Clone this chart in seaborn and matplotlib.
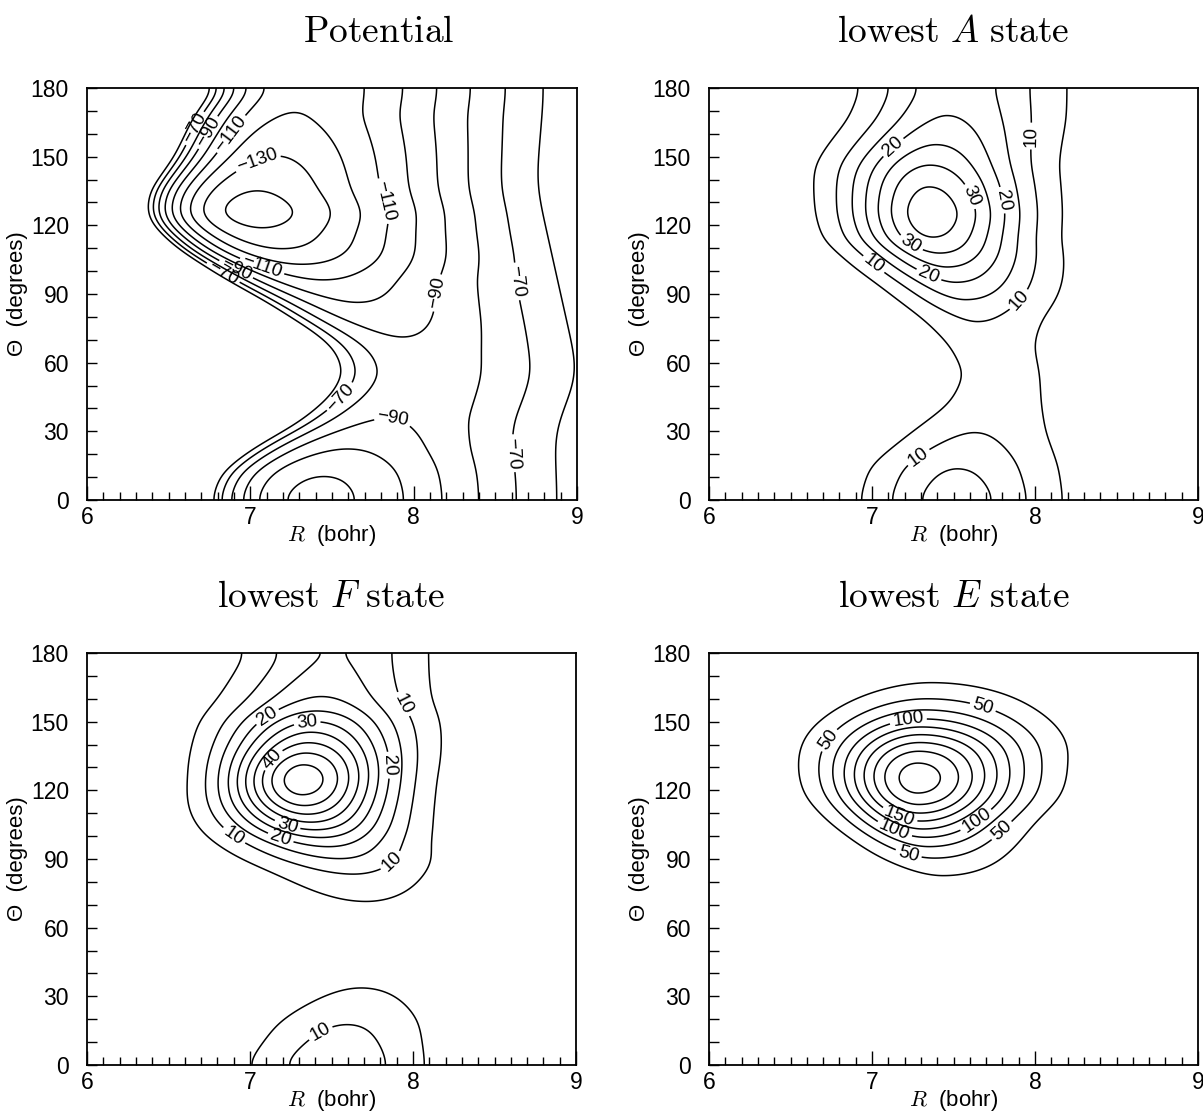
import matplotlib
matplotlib.use('Agg')  # Non-interactive backend
import matplotlib.pyplot as plt
import seaborn as sns
import numpy as np
from matplotlib.ticker import MultipleLocator

sns.set_theme(style="ticks")
plt.rcParams['font.family'] = ['Liberation Sans', 'DejaVu Sans']
plt.rcParams['mathtext.fontset'] = 'cm'

# ---- data ----------------------------------------------------------------
# potential: Morse valley along Theta (depth, position of minimum, wall stiffness)
POT_THETA = [0, 12, 22, 34, 45, 55, 65, 72, 87, 97, 103, 109, 119, 125, 135, 150, 168, 180]
POT_DEPTH = [114, 110, 100, 90, 87, 86, 87, 90, 100, 110, 120, 130, 140, 147, 140, 130, 120, 117]
POT_REQ = [7.40, 7.45, 7.58, 7.82, 7.98, 8.06, 8.02, 7.93, 7.65, 7.42, 7.32, 7.20, 7.06, 7.02, 7.03, 7.16, 7.25, 7.37]
POT_STIFF = [0.82, 0.82, 0.85, 0.88, 0.90, 0.90, 0.90, 0.90, 0.88, 0.88, 0.87, 0.87, 0.87, 0.87, 0.87, 0.88, 0.90, 0.90]
# outer -60 contour (long-range side)
POT_FAR_THETA = [0, 30, 55, 90, 138, 180]
POT_FAR_R60 = [8.88, 8.86, 9.01, 8.90, 8.75, 8.80]
POT_LEVELS = [-140, -130, -120, -110, -100, -90, -80, -70, -60]
POT_LABELED = [-130, -110, -90, -70]

# lowest A state: ridge height, ridge position, inner / outer widths along Theta
A_THETA = [0, 15, 29, 42, 55, 68, 79, 87, 95, 101.6, 107.7, 113, 125, 138, 146.6, 155, 167, 180]
A_PEAK = [18, 15, 10, 7.5, 7, 7.5, 10, 15, 20, 25, 30, 35, 39, 35, 30, 25, 20, 17.5]
A_CENTER = [7.50, 7.52, 7.62, 7.75, 7.80, 7.72, 7.64, 7.58, 7.52, 7.46, 7.42, 7.37, 7.36, 7.35, 7.35, 7.39, 7.46, 7.50]
A_WIN = [0.36, 0.36, 0.33, 0.30, 0.28, 0.27, 0.27, 0.28, 0.30, 0.32, 0.33, 0.34, 0.35, 0.36, 0.37, 0.37, 0.36, 0.36]
A_WOUT = [0.42, 0.42, 0.38, 0.32, 0.28, 0.30, 0.34, 0.37, 0.39, 0.40, 0.40, 0.40, 0.40, 0.41, 0.42, 0.43, 0.44, 0.44]
A_LEVELS = [5, 10, 15, 20, 25, 30, 35]
A_LABELED = [10, 20, 30]

# lowest F state
F_THETA = [0, 19, 34, 50, 62, 71, 78, 84, 90, 96, 102, 109, 116.5, 124.5, 132.5, 141, 150.7, 159.5, 170, 180]
F_PEAK = [14.5, 10, 5, 2.0, 2.5, 5, 7.5, 10, 15.5, 20, 30, 40, 50, 55, 50, 40, 30, 20, 16.5, 14.8]
F_CENTER = [7.52, 7.60, 7.69, 7.72, 7.73, 7.72, 7.68, 7.64, 7.55, 7.47, 7.40, 7.35, 7.32, 7.315, 7.33, 7.36, 7.39, 7.43, 7.48, 7.52]
F_WIN = [0.37, 0.36, 0.34, 0.34, 0.36, 0.38, 0.40, 0.41, 0.41, 0.40, 0.37, 0.35, 0.33, 0.32, 0.33, 0.35, 0.37, 0.38, 0.38, 0.37]
F_WOUT = [0.38, 0.37, 0.36, 0.34, 0.34, 0.35, 0.36, 0.37, 0.38, 0.38, 0.38, 0.38, 0.38, 0.38, 0.39, 0.40, 0.41, 0.41, 0.40, 0.39]
F_LEVELS = [5, 10, 15, 20, 25, 30, 35, 40, 45, 50]
F_LABELED = [10, 20, 30, 40]

# lowest E state
E_THETA = [0, 40, 60, 72, 83, 90, 99, 106, 113, 117, 125.4, 133.5, 138, 145, 151.6, 160.5, 167, 175, 180]
E_PEAK = [0.05, 0.4, 3.5, 10, 25, 50, 100, 150, 200, 225, 246, 225, 200, 150, 100, 50, 25, 11, 7]
E_CENTER = [7.50, 7.50, 7.48, 7.46, 7.45, 7.38, 7.33, 7.30, 7.29, 7.28, 7.277, 7.28, 7.29, 7.30, 7.31, 7.34, 7.37, 7.38, 7.38]
E_WIN = [0.27, 0.27, 0.27, 0.27, 0.27, 0.27, 0.28, 0.30, 0.32, 0.33, 0.34, 0.35, 0.36, 0.37, 0.37, 0.37, 0.37, 0.37, 0.37]
E_WOUT = [0.35, 0.35, 0.35, 0.35, 0.35, 0.35, 0.355, 0.37, 0.40, 0.42, 0.43, 0.44, 0.45, 0.46, 0.465, 0.46, 0.46, 0.46, 0.46]
E_LEVELS = [25, 50, 75, 100, 125, 150, 175, 200, 225]
E_LABELED = [50, 100, 150]

R_TICKS = [6, 7, 8, 9]
THETA_TICKS = [0, 30, 60, 90, 120, 150, 180]

# grid the fields are evaluated on
R_GRID = np.linspace(6.0, 9.0, 361)
THETA_GRID = np.linspace(0.0, 180.0, 361)

# label anchor points (R, Theta) -- where the labels sit in the original
POT_LABEL_AT = [(6.67, 162), (6.78, 159), (6.90, 159), (7.05, 147), (6.82, 97.6),
                (6.90, 99), (7.06, 99.7), (7.76, 129), (8.14, 90.5), (8.58, 95),
                (8.62, 20.5), (7.87, 33.7), (7.57, 43.7)]
A_LABEL_AT = [(7.15, 152.5), (7.98, 159), (7.61, 132.8), (7.83, 131.4), (7.23, 111),
              (7.34, 97), (6.97, 99.3), (7.91, 87), (7.28, 19.2)]
F_LABEL_AT = [(7.10, 152.9), (7.35, 150), (7.95, 158), (7.13, 134), (7.85, 131),
              (7.22, 102.7), (7.18, 97.6), (6.89, 99), (7.86, 89.6), (7.42, 15.6)]
E_LABEL_AT = [(7.68, 156.4), (7.22, 151.8), (6.74, 141.7), (7.17, 109), (7.13, 101.5),
              (7.67, 103.7), (7.22, 91.2), (7.84, 99)]

FIG_W, FIG_H = 1203, 1119
# axes boxes in pixels: left, top, width, height
BOXES = {
    'pot': (87, 88, 490, 412),
    'A': (709, 88, 489, 412),
    'F': (87, 653, 489, 412),
    'E': (709, 653, 489, 412),
}


def theta_profile(nodes, values, log=False, sigma=4.0):
    """Smooth profile along Theta through the read-off nodes (mirror at 0 and 180)."""
    t = np.asarray(nodes, float)
    v = np.asarray(values, float)
    if log:
        v = np.log(v)
    t_ext = np.concatenate([-t[:0:-1], t, 360 - t[-2::-1]])
    v_ext = np.concatenate([v[:0:-1], v, v[-2::-1]])
    fine = np.arange(-60, 240.001, 0.25)
    prof = np.interp(fine, t_ext, v_ext)
    k = np.arange(-4 * sigma, 4 * sigma + 0.001, 0.25)
    kern = np.exp(-k ** 2 / (2 * sigma ** 2))
    prof = np.convolve(prof, kern / kern.sum(), mode='same')
    out = np.interp(THETA_GRID, fine, prof)
    return np.exp(out) if log else out


def potential_field():
    De = theta_profile(POT_THETA, POT_DEPTH)[:, None]
    Re = theta_profile(POT_THETA, POT_REQ)[:, None]
    a_in = theta_profile(POT_THETA, POT_STIFF)[:, None]
    r60 = theta_profile(POT_FAR_THETA, POT_FAR_R60, sigma=8.0)[:, None]
    a_out = -np.log(1 - np.sqrt(1 - 60.0 / De)) / (r60 - Re)
    x = R_GRID[None, :] - Re
    y = np.exp(-np.where(x < 0, a_in, a_out) * x)
    return De * (y ** 2 - 2 * y)


def density_field(theta, peak, center, w_in, w_out):
    P = theta_profile(theta, peak, log=True)[:, None]
    c = theta_profile(theta, center)[:, None]
    s_in = theta_profile(theta, w_in)[:, None]
    s_out = theta_profile(theta, w_out)[:, None]
    d = R_GRID[None, :] - c
    s = np.where(d < 0, s_in, s_out)
    return P * np.exp(-d ** 2 / (2 * s ** 2))


def fmt_label(v):
    return f"{v:.0f}".replace('-', '\u2212')


def draw_panel(fig, key, field, levels, labeled, label_at, title, title_x=0.5):
    l, t, w, h = BOXES[key]
    ax = fig.add_axes([l / FIG_W, 1 - (t + h) / FIG_H, w / FIG_W, h / FIG_H])
    plain = [lv for lv in levels if lv not in labeled]
    ax.contour(R_GRID, THETA_GRID, field, levels=plain, colors='black',
               linewidths=1.1, linestyles='solid')
    cs = ax.contour(R_GRID, THETA_GRID, field, levels=labeled, colors='black',
                    linewidths=1.1, linestyles='solid')
    ax.clabel(cs, manual=label_at, inline=True, inline_spacing=3,
              fmt=fmt_label, fontsize=13.5)

    ax.set_xlim(6, 9)
    ax.set_ylim(0, 180)
    ax.set_xticks(R_TICKS)
    ax.set_yticks(THETA_TICKS)
    ax.xaxis.set_minor_locator(MultipleLocator(0.1))
    ax.yaxis.set_minor_locator(MultipleLocator(10))
    ax.tick_params(which='both', direction='in', top=False, right=False,
                   width=1.0, color='black', labelsize=16.5, labelcolor='black')
    ax.tick_params(axis='x', which='major', length=10, pad=4)
    ax.tick_params(axis='x', which='minor', length=6)
    ax.tick_params(axis='y', which='major', length=7, pad=13)
    ax.tick_params(axis='y', which='minor', length=7)
    for sp in ax.spines.values():
        sp.set_linewidth(1.3)
        sp.set_color('black')

    ax.set_xlabel(r'$R$  (bohr)', fontsize=16, color='black')
    ax.xaxis.set_label_coords(0.5, -0.055)
    ax.set_ylabel('\u0398  (degrees)', fontsize=16, color='black')
    ax.yaxis.set_label_coords(-0.12, 0.5)
    ax.set_title(title, fontsize=27, pad=33, x=title_x, color='black')
    ax.grid(False)
    return ax


fig = plt.figure(figsize=(FIG_W / 100, FIG_H / 100), dpi=100)
fig.patch.set_facecolor('white')

draw_panel(fig, 'pot', potential_field(), POT_LEVELS, POT_LABELED, POT_LABEL_AT,
           r'$\mathrm{Potential}$', title_x=0.596)
draw_panel(fig, 'A', density_field(A_THETA, A_PEAK, A_CENTER, A_WIN, A_WOUT),
           A_LEVELS, A_LABELED, A_LABEL_AT, r'$\mathrm{lowest}\ A\ \mathrm{state}$')
draw_panel(fig, 'F', density_field(F_THETA, F_PEAK, F_CENTER, F_WIN, F_WOUT),
           F_LEVELS, F_LABELED, F_LABEL_AT, r'$\mathrm{lowest}\ F\ \mathrm{state}$')
draw_panel(fig, 'E', density_field(E_THETA, E_PEAK, E_CENTER, E_WIN, E_WOUT),
           E_LEVELS, E_LABELED, E_LABEL_AT, r'$\mathrm{lowest}\ E\ \mathrm{state}$')

fig.savefig('out.png', dpi=100, facecolor='white')
plt.close(fig)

•••••

PROBLEM REQUIREMENTS >> Write out the lines from the start of the material to the line with "POT_LABELED = [-130, -110, -90, -70]", inclusive and exactly. Skip the pictures.

EXERCISE SOLUTION >>
Clone this chart in seaborn and matplotlib.
import matplotlib
matplotlib.use('Agg')  # Non-interactive backend
import matplotlib.pyplot as plt
import seaborn as sns
import numpy as np
from matplotlib.ticker import MultipleLocator

sns.set_theme(style="ticks")
plt.rcParams['font.family'] = ['Liberation Sans', 'DejaVu Sans']
plt.rcParams['mathtext.fontset'] = 'cm'

# ---- data ----------------------------------------------------------------
# potential: Morse valley along Theta (depth, position of minimum, wall stiffness)
POT_THETA = [0, 12, 22, 34, 45, 55, 65, 72, 87, 97, 103, 109, 119, 125, 135, 150, 168, 180]
POT_DEPTH = [114, 110, 100, 90, 87, 86, 87, 90, 100, 110, 120, 130, 140, 147, 140, 130, 120, 117]
POT_REQ = [7.40, 7.45, 7.58, 7.82, 7.98, 8.06, 8.02, 7.93, 7.65, 7.42, 7.32, 7.20, 7.06, 7.02, 7.03, 7.16, 7.25, 7.37]
POT_STIFF = [0.82, 0.82, 0.85, 0.88, 0.90, 0.90, 0.90, 0.90, 0.88, 0.88, 0.87, 0.87, 0.87, 0.87, 0.87, 0.88, 0.90, 0.90]
# outer -60 contour (long-range side)
POT_FAR_THETA = [0, 30, 55, 90, 138, 180]
POT_FAR_R60 = [8.88, 8.86, 9.01, 8.90, 8.75, 8.80]
POT_LEVELS = [-140, -130, -120, -110, -100, -90, -80, -70, -60]
POT_LABELED = [-130, -110, -90, -70]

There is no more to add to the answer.